Fue Adolf Eichmann quien tímidamente levantó el dedo en una reunión y dijo: «Yo creo que si subimos a todos los judíos a trenes, los llevamos a campos de concentración y los gaseamos acabaríamos en un pis pas». Y a Hitler le pareció bien.

La macabra idea la planteó Eichmann durante una reunión de nazis a las afueras de Berlín; una reunión que duró exactamente ochenta y cinco minutos. Menos de hora y media en la que se diseñó la arquitectura del Holocausto. Hasta aquel 20 de enero el problema nazi era que estaban localizando y acumulando judíos sin orden ni concierto, pero esa no era la solución para eliminarlos de la vida alemana.
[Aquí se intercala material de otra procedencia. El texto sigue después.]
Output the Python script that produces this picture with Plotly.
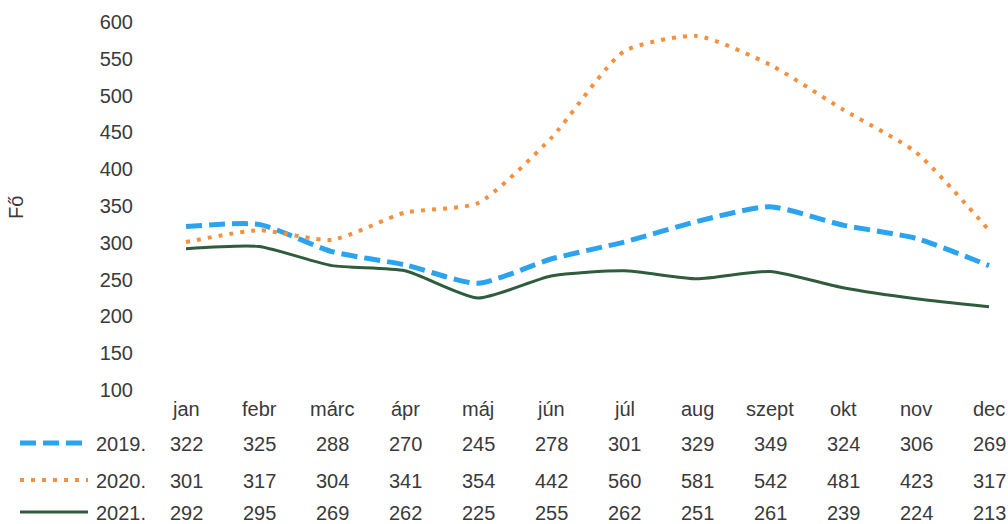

Como Eichmann era un meticuloso organizador, planteó, primero, hacer un censo de judíos en Europa; luego, reunirlos en guetos; después, subirlos a los trenes de la muerte, desembarcarlos en los campos de concentración y, una vez allí, iniciar el exterminio.

La logística de Eichmann funcionó de perlas. Se demostró tan efectiva que algún responsable de campo de concentración se quejó de que le enviaba más hombres de los que le daba tiempo a matar.

La solución final al problema judío que aplicaron los nazis ha sido una de las mayores vergüenzas de la humanidad, por eso la mala conciencia de la diplomacia mundial por haber permitido el exterminio de millones de personas se lavó hace medio siglo poniendo en manos de los judíos un territorio que, según ellos, les correspondía por mandato divino.

Nunca antes ni después ha pesado tanto el arbitrario voto de Dios en política. Un Dios implacable que sigue demostrando carecer de piedad.

Pétain, el amigo francés

Creían los franceses que dejar el país en manos del político y militar Henri Philippe Pétain para plantar cara a Hitler sería la tercera mejor idea de su historia (la primera fue emprender la Revolución y la segunda enviar a Napoleón a hacer gárgaras). Pero se colaron.

El mariscal Pétain no solo se prestó a ser un monigote en manos de Hitler, sino también un cómplice del horror nazi. Hasta que el 18 de noviembre de 1942 Pétain renunció como jefe de Estado porque ya lo tenía todo en contra. Lo malo es que renunció solo un poco, puso en su lugar a uno de los suyos y continuó haciendo la puñeta dos años más.